Bacana tu falar nisso. O encarte do disco surgiu a partir de Solar Promisses, na verdade. A última faixa do disco foi a primeira faixa que a gente teve certeza que a gente gravaria. Uma faixa do Dustan, que ele já tinha há muito tempo. E quem fez a direção de arte do disco foi a Isadora Gallas, que é a mulher do Dustan.

Quando eu ouvi aquela música, eu falei, eu quero gravar. E quando eu contei para Isadora que eu tinha gravado, ela me contou de uma ideia que ela tinha de trabalhar com cianômetro (instrumento que mede a intensidade do azul do céu) e com tons de azul. Tudo do disco partiu do azul, a partir deste momento. Porque eu entendi que realmente tinha muito do Dustan, que compôs umas três faixas para o disco e esta história do azul se encaixava em tudo que a gente tinha pensado antes.

A partir disso a gente começou a imaginar uma nova ideia de geometria para capa. A gente preferiu fazer uma capa com paspatur, ainda que fosse soar clichê como tu pode ter achado. Na verdade era bem essa a ideia.
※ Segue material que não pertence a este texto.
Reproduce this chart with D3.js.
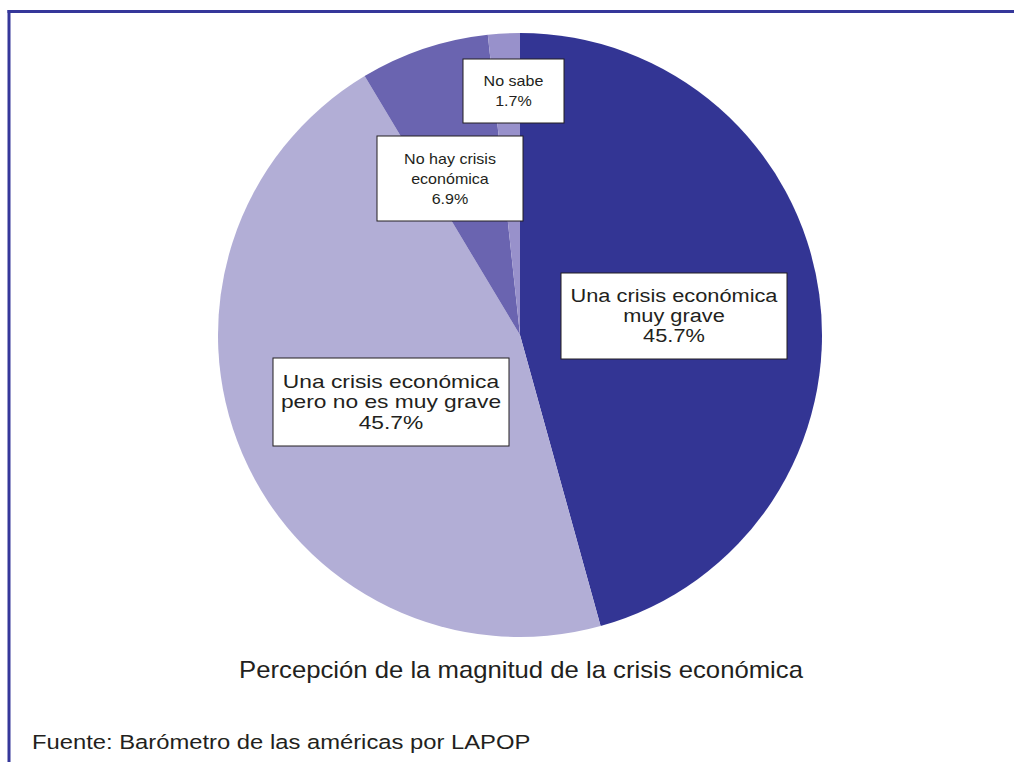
<!DOCTYPE html>
<html>
<head>
<meta charset="utf-8">
<script src="https://cdn.jsdelivr.net/npm/d3@7"></script>
<style>
  html, body { margin: 0; padding: 0; background: #ffffff; }
  svg { display: block; }
  text { font-family: "Liberation Sans", Arial, sans-serif; fill: #231f20; }
</style>
</head>
<body>
<svg id="chart" width="1014" height="762"></svg>
<script>
// Survey answers, in drawing order (clockwise from 12 o'clock)
const categories = [
  "Una crisis económica muy grave",
  "Una crisis económica pero no es muy grave",
  "No hay crisis económica",
  "No sabe"
];
const values = [45.7, 45.7, 6.9, 1.7];
const colors = ["#333594", "#b2aed6", "#6a64b0", "#9891cb"];

// Label box text lines for each slice
const labelLines = [
  ["Una crisis económica", "muy grave"],
  ["Una crisis económica", "pero no es muy grave"],
  ["No hay crisis", "económica"],
  ["No sabe"]
];
// Label boxes: centre position, box size, font size, line height, glyph widening
const labelBoxes = [
  { cx: 674, cy: 316, w: 226, h: 86, fs: 18, lh: 20, sx: 1.21 },
  { cx: 391, cy: 402, w: 236, h: 88, fs: 18.5, lh: 20.5, sx: 1.23 },
  { cx: 450, cy: 178.5, w: 146, h: 85, fs: 15, lh: 20, sx: 1.07 },
  { cx: 513.5, cy: 91, w: 101, h: 64, fs: 15, lh: 20, sx: 1.07 }
];

const title = "Percepción de la magnitud de la crisis económica";
const source = "Fuente: Barómetro de las américas por LAPOP";

const svg = d3.select("#chart");
const frameColor = "#35379a";

// Widen a text element's glyphs by a factor, keeping its anchor
function widen(sel, factor) {
  sel.each(function () {
    const len = this.getComputedTextLength();
    d3.select(this)
      .attr("textLength", len * factor)
      .attr("lengthAdjust", "spacingAndGlyphs");
  });
}

// Frame: top and left rules
svg.append("line")
  .attr("x1", 7.5).attr("x2", 1014).attr("y1", 11.5).attr("y2", 11.5)
  .attr("stroke", frameColor).attr("stroke-width", 3);
svg.append("line")
  .attr("x1", 9).attr("x2", 9).attr("y1", 10).attr("y2", 762)
  .attr("stroke", frameColor).attr("stroke-width", 3);

// Pie
const cx = 520, cy = 335, r = 302;
const data = categories.map((c, i) => ({ name: c, value: values[i], i }));
const pie = d3.pie().value(d => d.value).sort(null);
const arc = d3.arc().innerRadius(0).outerRadius(r);

const g = svg.append("g").attr("transform", `translate(${cx},${cy})`);
g.selectAll("path.slice")
  .data(pie(data))
  .join("path")
  .attr("class", "slice")
  .attr("d", arc)
  .attr("fill", d => colors[d.data.i]);

// Label boxes
const labels = svg.append("g");
data.forEach((d, i) => {
  const b = labelBoxes[i];
  const lines = labelLines[i].concat([d3.format(".1f")(d.value) + "%"]);
  const lg = labels.append("g");
  lg.append("rect")
    .attr("x", b.cx - b.w / 2).attr("y", b.cy - b.h / 2)
    .attr("width", b.w).attr("height", b.h)
    .attr("fill", "#ffffff").attr("stroke", "#231f20").attr("stroke-width", 1);
  const n = lines.length;
  lines.forEach((t, k) => {
    const txt = lg.append("text")
      .attr("x", b.cx)
      .attr("y", b.cy + (k - (n - 1) / 2) * b.lh)
      .attr("dy", "0.35em")
      .attr("text-anchor", "middle")
      .attr("font-size", b.fs)
      .text(t);
    widen(txt, b.sx);
  });
});

// Title and source
const titleText = svg.append("text")
  .attr("x", 521).attr("y", 670).attr("dy", "0.35em")
  .attr("text-anchor", "middle").attr("font-size", 24)
  .text(title);
widen(titleText, 1.07);
const sourceText = svg.append("text")
  .attr("x", 32).attr("y", 742).attr("dy", "0.35em")
  .attr("font-size", 20.5)
  .text(source);
widen(sourceText, 1.16);
</script>
</body>
</html>
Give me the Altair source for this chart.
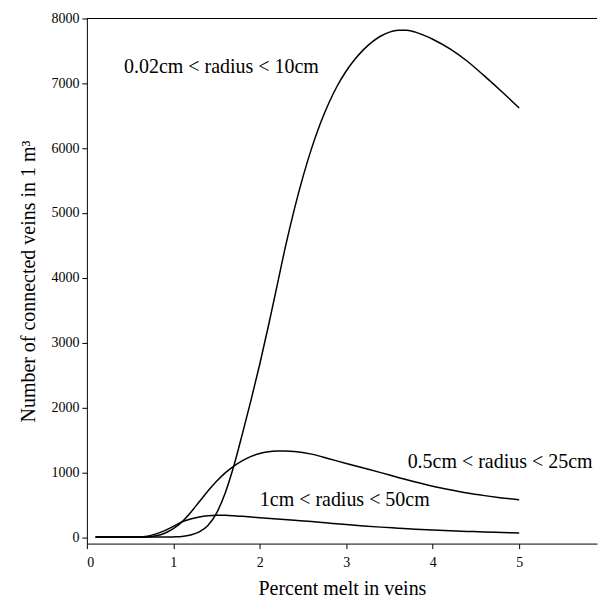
import altair as alt
import pandas as pd

# Series: 0.02cm < radius < 10cm
a_x = [0.1, 0.5, 0.9, 1.0, 1.1, 1.2, 1.3, 1.4, 1.5, 1.6, 1.7, 1.8, 1.9, 2.0, 2.1, 2.2, 2.3, 2.4,
       2.5, 2.6, 2.7, 2.8, 2.9, 3.0, 3.1, 3.2, 3.3, 3.4, 3.5, 3.6, 3.7, 3.8, 3.9, 4.0, 4.2, 4.4,
       4.6, 4.8, 5.0]
a_y = [0, 0, 0, 3, 10, 32, 80, 180, 370, 680, 1100, 1600, 2120, 2670, 3260, 3880, 4500, 5060,
       5560, 6000, 6380, 6700, 6970, 7190, 7370, 7520, 7640, 7730, 7790, 7820, 7818, 7790, 7740,
       7680, 7530, 7340, 7110, 6870, 6620]

# Series: 0.5cm < radius < 25cm
b_x = [0.1, 0.6, 0.7, 0.8, 0.9, 1.0, 1.1, 1.2, 1.3, 1.4, 1.5, 1.6, 1.7, 1.8, 1.9, 2.0, 2.1, 2.2,
       2.3, 2.4, 2.6, 2.8, 3.0, 3.2, 3.4, 3.6, 3.8, 4.0, 4.2, 4.4, 4.6, 4.8, 5.0]
b_y = [0, 0, 3, 20, 60, 130, 235, 380, 545, 710, 860, 990, 1095, 1180, 1245, 1290, 1315, 1327,
       1330, 1322, 1280, 1210, 1135, 1065, 995, 920, 850, 785, 730, 680, 640, 605, 575]

# Series: 1cm < radius < 50cm
c_x = [0.1, 0.55, 0.7, 0.8, 0.9, 1.0, 1.1, 1.2, 1.3, 1.4, 1.5, 1.6, 1.7, 1.8, 2.0, 2.2, 2.4, 2.6,
       2.8, 3.0, 3.2, 3.4, 3.6, 3.8, 4.0, 4.2, 4.4, 4.6, 4.8, 5.0]
c_y = [0, 0, 15, 50, 100, 165, 235, 280, 310, 328, 336, 336, 330, 320, 300, 280, 260, 240,
       216, 193, 172, 154, 138, 122, 108, 97, 88, 79, 71, 63]

series_names = ["0.02cm < radius < 10cm", "0.5cm < radius < 25cm", "1cm < radius < 50cm"]

label_text = series_names
label_x = [0.43, 3.71, 2.0]
label_y = [7250, 1155, 565]

x_ticks = [0, 1, 2, 3, 4, 5]
y_ticks = [0, 1000, 2000, 3000, 4000, 5000, 6000, 7000, 8000]

rows = []
for name, xs, ys in zip(series_names, [a_x, b_x, c_x], [a_y, b_y, c_y]):
    for xv, yv in zip(xs, ys):
        rows.append({"series": name, "x": xv, "y": yv})
df = pd.DataFrame(rows)
labels_df = pd.DataFrame({"text": label_text, "x": label_x, "y": label_y})

FONT = "Liberation Serif"
W, H = 511, 526
xscale = alt.Scale(domain=[0, 5.9], nice=False, zero=False)
yscale = alt.Scale(domain=[-100, 8000], nice=False, zero=False)

lines = alt.Chart(df).mark_line(color="black", strokeWidth=1.5, interpolate="monotone").encode(
    x=alt.X("x:Q", scale=xscale,
            axis=alt.Axis(title="Percent melt in veins", values=x_ticks, format="d",
                          tickSize=5, labelPadding=7, titlePadding=9)),
    y=alt.Y("y:Q", scale=yscale,
            axis=alt.Axis(title="Number of connected veins in 1 m³", values=y_ticks, format="d",
                          tickSize=5, labelPadding=3, titlePadding=12)),
    detail="series:N",
)

labels = alt.Chart(labels_df).mark_text(
    align="left", baseline="middle", font=FONT, fontSize=20, color="black"
).encode(x="x:Q", y="y:Q", text="text:N")

top_rule = alt.Chart(pd.DataFrame({"y": [8000]})).mark_rule(color="black", strokeWidth=1).encode(
    y="y:Q", x=alt.value(0), x2=alt.value(W)
)

chart = alt.layer(lines, labels, top_rule).properties(
    width=W, height=H,
    padding={"left": 11, "top": 3, "right": 0, "bottom": 0},
).configure_axis(
    grid=False,
    domainColor="black",
    tickColor="black",
    labelColor="black",
    titleColor="black",
    labelFont=FONT,
    titleFont=FONT,
    labelFontSize=14,
    titleFontSize=20,
    titleFontWeight="normal",
    labelFontWeight="normal",
).configure_view(stroke=None)

chart.save("out.html", embed_options={"renderer": "svg", "actions": False})
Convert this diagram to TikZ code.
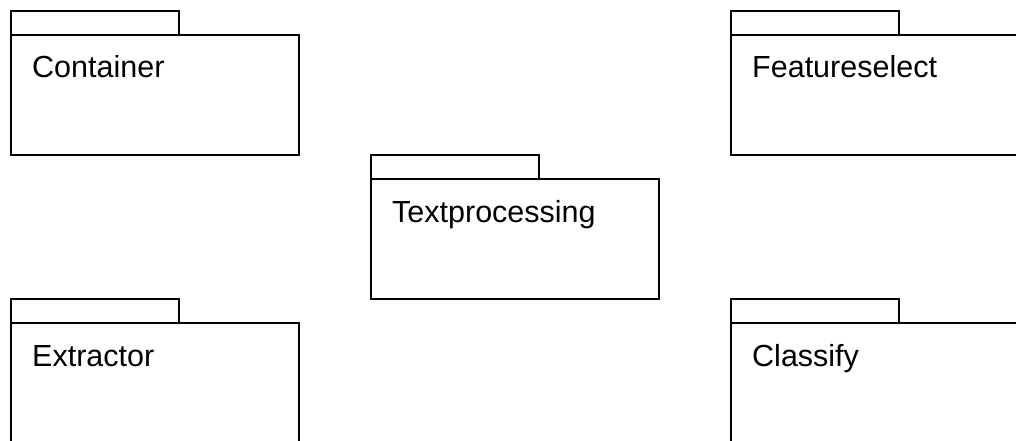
\documentclass[tikz,border=0pt]{standalone}
\usepackage{fontspec}
\setmainfont{Liberation Sans}
\usepackage{tikz}
\usetikzlibrary{positioning}
\tikzset{
  pkgbody/.style={rectangle,draw=black,line width=1.9pt,fill=white,minimum width=288pt,minimum height=120pt,anchor=north west,inner sep=0pt,outer sep=0pt},
  pkgtab/.style={rectangle,draw=black,line width=1.9pt,fill=white,minimum width=168pt,minimum height=24pt,inner sep=0pt,outer sep=0pt,anchor=south west},
  pkgname/.style={inner sep=0pt,anchor=base west,font=\fontsize{30.5}{37}\selectfont}
}

\begin{document}
\begin{tikzpicture}[x=1pt,y=-1pt]
  \clip (0,0) rectangle (1016,441);
  % package bodies
  \node[pkgbody] (container) at (11,35) {};
  \node[pkgbody] (featsel) at (731,35) {};
  \node[pkgbody] (textproc) at (371,179) {};
  \node[pkgbody] (extractor) at (11,323) {};
  \node[pkgbody] (classify) at (731,323) {};
  % tabs on top
  \node[pkgtab, above=0pt of container.north west, anchor=south west] (containertab) {};
  \node[pkgtab, above=0pt of featsel.north west, anchor=south west] (featseltab) {};
  \node[pkgtab, above=0pt of textproc.north west, anchor=south west] (textproctab) {};
  \node[pkgtab, above=0pt of extractor.north west, anchor=south west] (extractortab) {};
  \node[pkgtab, above=0pt of classify.north west, anchor=south west] (classifytab) {};
  % names
  \node[pkgname, below right=43pt and 21pt of container.north west, anchor=base west] (containername) {Container};
  \node[pkgname, below right=43pt and 21pt of featsel.north west, anchor=base west] (featselname) {Featureselect};
  \node[pkgname, below right=43pt and 21pt of textproc.north west, anchor=base west] (textprocname) {Textprocessing};
  \node[pkgname, below right=43pt and 21pt of extractor.north west, anchor=base west] (extractorname) {Extractor};
  \node[pkgname, below right=43pt and 21pt of classify.north west, anchor=base west] (classifyname) {Classify};
\end{tikzpicture}
\end{document}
No final das contas, tu abre o disco e aí o CD propriamente, ele é um cianômetro, impresso com os tons de azul, do mais claro ao mais escuro, e o encarte a gente tentou fazer ele com pedaços de coisas. Só para fragmentar o que já estava sonorizado no disco, que são fragmentos de coisas que significam a história do disco. Todo aquele ano que a gente passou trabalhando nele.

Você concorda que é um disco de verão? 

Eu concordo, mas eu acho que é um pouco pretensioso para eu afirmar. É um disco que foi feito para ser ouvido em conjunto, não é um disco que pretende te fazer pensar em alguma coisa, só pretende te mostrar um horizonte.

É um disco solar, são promessas de uma história nova. A gente tentou mostrar isso em tudo do disco, tanto no encarte, quanto nas músicas, nas letras, nos arranjos. É sim, um disco solar.